Initial Publication Date: June 26, 2012
Questions about application, theory, and engagement with sustainability
Mary Ann Cunningham, Earth Science and Geography, Vassar College The issues that currently puzzle me about teaching sustainability are (1) what seems like a gulf between those who are enthusiastic and those who aren't, and (2) the ideological distance between theory and practice in the classroom. These are probably very closely related questions. By the gulf between enthusiasts and others, I mean that issues of sustainability are patently obvious and intriguing for some of us. But for others there seems to be resistance to the idea of giving much attention to sustainability. I don't know why, maybe because the topic is trendy or worldly or hippie or socialist, or it's a group identity issue (they're not that kind of people), or it may just be that we academics don't like to be told what we ought to do. In any case, at my institution there's rather tepid support in some quarters for teaching sustainability, it seems to me. I think as a consequence it has been a struggle to implement examples of sustainable practices, and I think our students leave with less preparation to do good for society than they should have. Sometimes we squander a chance to seize their enthusiasm. And I think we lose the opportunity to instill in them a forward-thinking sense of possibility.
A second and related puzzle for me is the apparent perception of a gap between practical and theoretical courses. In my mind, theory and practice go hand in hand—that is, practice keeps the theory real and theory keeps the practice interesting—but I hear faculty and their students talking as though the two were unrelated worldviews. It may be that sustainability is too broad (that is, too multidisciplinary) to be seen as having a solid theoretical core (or canon). Or it may be that today's faculty just didn't grow up studying sustainability—which underscores the importance of teaching it now. Like climate change, sustainability is inherently multidisciplinary, but that doesn't mean that multiple disciplines find it in their immediate interest to engage the ideas. My department of Earth Science and Geography is one of the main exceptions to that, and a substantial proportion of our courses have sustainability in the titles and course descriptions. But I think as an institution we could do a better job to clarify and make visible courses in sustainability. Perhaps what is needed are some general theories of sustainability that we could offer in order to expand the respectability and visibility and intellectual relevance of themes in sustainability.
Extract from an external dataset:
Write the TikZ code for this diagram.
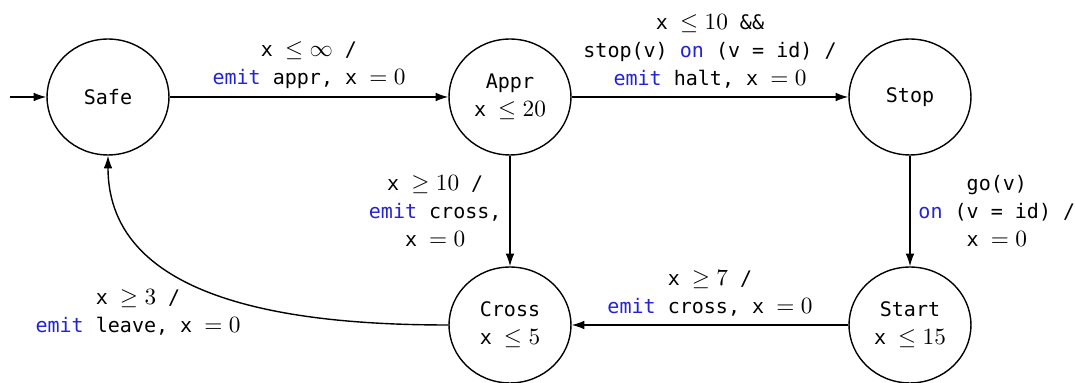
\documentclass[tikz,border=0pt]{standalone}
\usepackage{fontspec}
\setmonofont[Scale=0.86]{DejaVu Sans Mono}
\usetikzlibrary{arrows.meta,positioning,shapes.geometric}
\definecolor{kwBlue}{HTML}{2323D6}
\newcommand{\kwd}[1]{\textcolor{kwBlue}{#1}}

\tikzset{
  loc/.style={draw, semithick, ellipse, minimum width=1.84cm, minimum height=1.75cm, align=center, inner sep=0pt},
  trans/.style={semithick, -{Latex[length=1.9mm,width=1.3mm]}},
  lbl/.style={align=center, font=\ttfamily}
}

\begin{document}
\begin{tikzpicture}[x=0.01509cm, y=-0.01509cm, every node/.style={font=\ttfamily}]
    \useasboundingbox (0,0) rectangle (1075,383);
    % locations
    \node[loc] (safe) at (108,97) {Safe};
    \node[loc] (appr) at (510,97) {Appr\\x $\leq 20$};
    \node[loc] (stop) at (910,97) {Stop};
    \node[loc] (cross) at (510,325) {Cross\\x $\leq 5$};
    \node[loc] (start) at (910,325) {Start\\x $\leq 15$};
    \coordinate (init) at (10,97);
    % transitions
    \draw[trans] (init) -- (safe);
    \draw[trans] (safe) -- node[lbl, above] {x $\leq \infty$ /\\\kwd{emit} appr, x $= 0$} (appr);
    \draw[trans] (appr) -- node[lbl, above] {x $\leq 10$ \&\&\\stop(v) \kwd{on} (v = id) /\\\kwd{emit} halt, x $= 0$} (stop);
    \draw[trans] (appr) -- node[lbl, left] {x $\geq 10$ /\\\kwd{emit} cross,\\x $= 0$} (cross);
    \draw[trans] (stop) -- node[lbl, right] {go(v)\\\kwd{on} (v = id) /\\x $= 0$} (start);
    \draw[trans] (start) -- node[lbl, above] {x $\geq 7$ /\\\kwd{emit} cross, x $= 0$} (cross);
    \draw[trans] (cross) to[out=180, in=-90] node[lbl, pos=0.5, anchor=north east, xshift=0.4cm, yshift=0.22cm] {x $\geq 3$ /\\\kwd{emit} leave, x $= 0$} (safe);
\end{tikzpicture}
\end{document}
I suppose in terms of my teaching about sustainability in a multidisciplinary context, multidisciplinarity comes rather automatically in geography. (Which is to say that in geography it's generally legitimate to draw on ideas from multiple disciplines as we explore why places and regions are as they are, and why they differ.) I teach a variety of environmentally-oriented courses in geography, such as conservation, sustainable landscapes, environment and land use planning, food and farming, GIS, and next year environmental science. Most of these courses are cross-listed in at least two, sometimes three or four programs. I generally have students enter the central topic from whichever perspective they find useful. They take on project topics that explore issues relevant to their various majors, and I try to make them teach each other as much as possible, so that the relationships among issues are obvious. Like climate change, again, sustainability is an issue that transcends disciplines and belongs to everybody, so taking multiple perspectives on a common problem, such as land use planning or food production, makes sense to students as well as to me.